ISLAMABAD/WASHINGTON/ HONG KONG: The prospect of Pakistan being placed back on a global terrorist financing watchlist could endanger its handful of remaining banking links to the outside world, causing real financial pain to the economy just as a general election looms.
Washington and its European allies have co-sponsored a motion calling for the nuclear-armed nation to be placed on a ‘grey list’ of countries deemed to be doing too little to comply with anti-terrorist financing and anti-money laundering regulations, with a decision expected next week when member states of the Financial Action Task Force (FATF) meet in Paris.
The move is part of a broader US strategy to pressure Pakistan to “do more” against militants.
Pakistan, which denies Trumps allegations terror safe havens, last month shrugged off a US aid suspension worth $2 billion. But inclusion on the FATF watchlist could inflict real damage, bankers and government officials say.
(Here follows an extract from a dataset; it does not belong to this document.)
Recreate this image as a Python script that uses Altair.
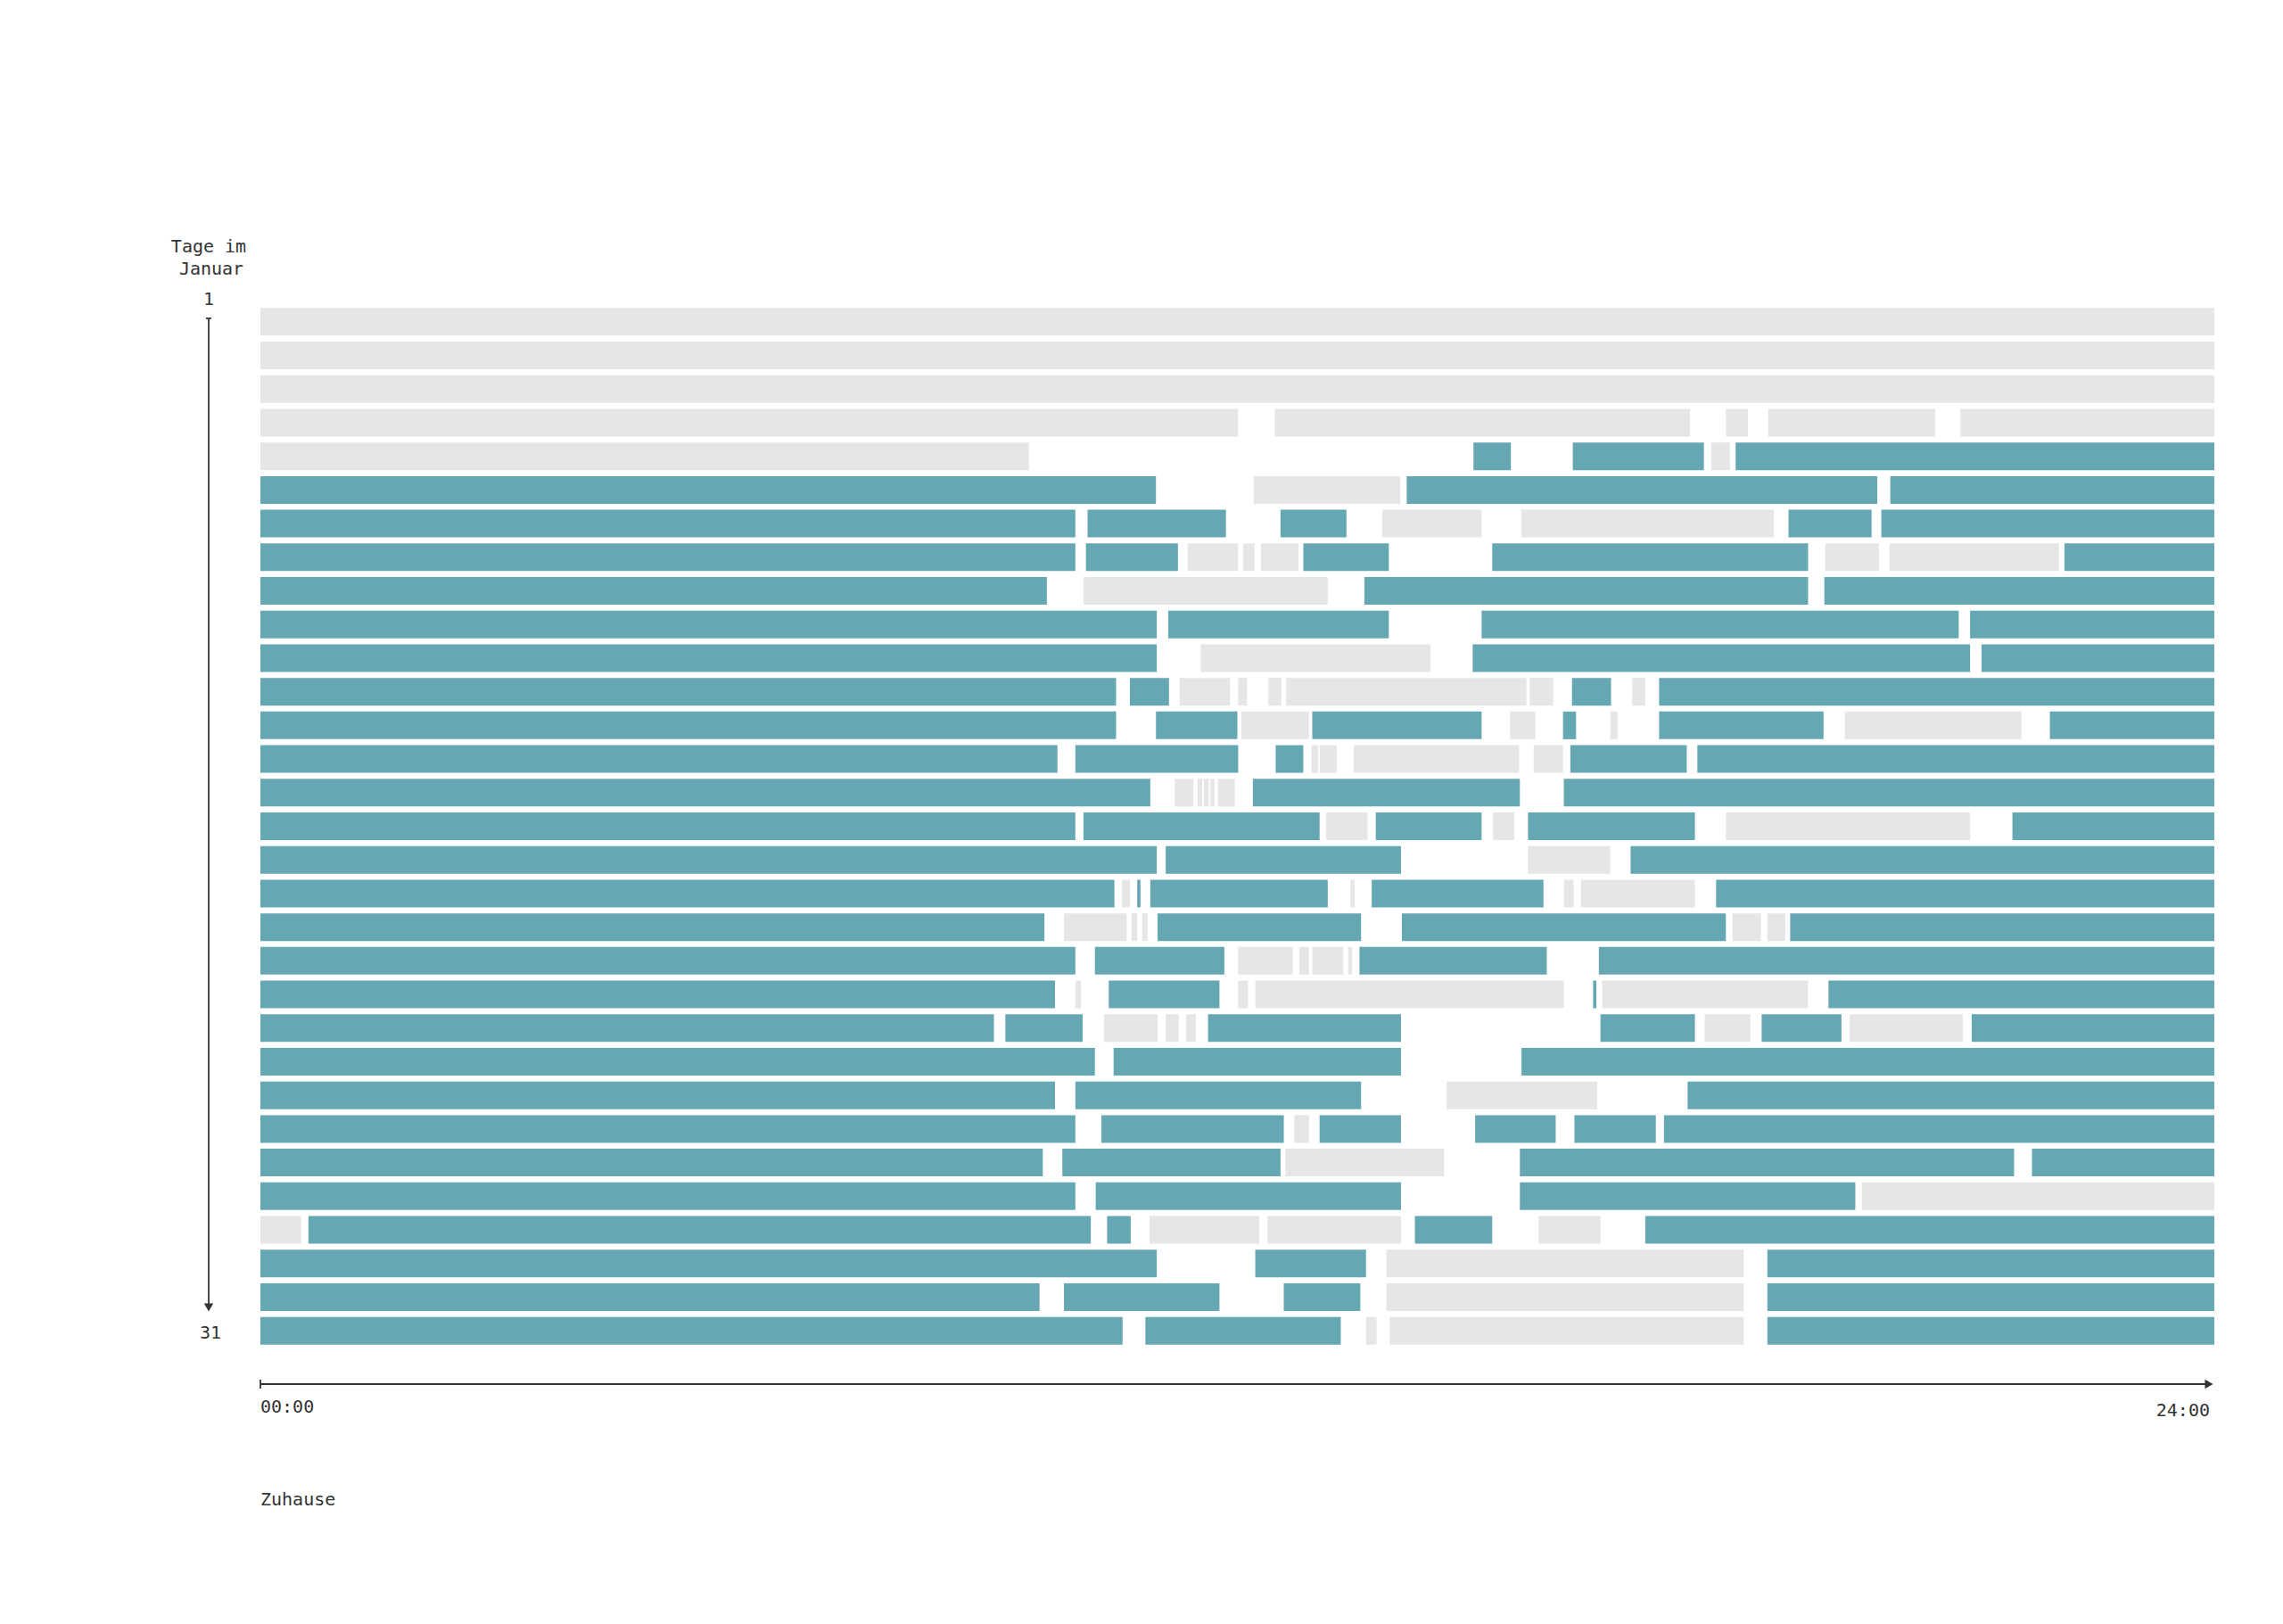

Islamabad has sought to head off the motion by amending its anti-terrorism laws and by taking over organisations controlled by Hafiz Saeed, whom Washington blames for the 2008 Mumbai attacks that killed 166 people.
But there are concerns Pakistan’s nearly $300 billion economy, expanding at its fastest rate in a decade at above 5 percent, could lose steam if it ends up on the FATF watchlist, from which it was removed in 2015 after three years.
“We don’t think the consequences are going to be drastic but it’s definitely not good,” said one senior finance ministry official.
Military successes against militants and massive Chinese infrastructure investments have restored some vim to an economy hobbled by a long-running insurgency and wrecked by the 2008/09 global financial crisis.
Officials are aiming for economic expansion to hit 6 percent this fiscal year (July-June) and Prime Minister Shahid Khaqan Abbasi’s ruling party will want to avert a slowdown in the lead up to a general election due in about six months. Being placed on the FATF watchlist carries no direct legal implications, but brings extra scrutiny from regulators and financial institutions that can chill trade and investment and increase transaction costs, according to experts. Mike Casey, a partner at law firm Kirkland & Ellis in London, said being put back on the grey list would heighten Pakistan’s risk profile and some financial institutions would be wary of transacting with Pakistani banks and counterparties. “Others might elect to avoid Pakistan altogether, viewing the legal risks associated with doing business there to outweigh any economic benefits,” he said.
A decline in foreign transactions and a drop in foreign currency inflows could further widen Pakistan’s large current account deficit, the Achilles heel of an economy that required an IMF bailout in 2013 following a balance of payments crisis.
Published in Daily Times, February 17th 2018.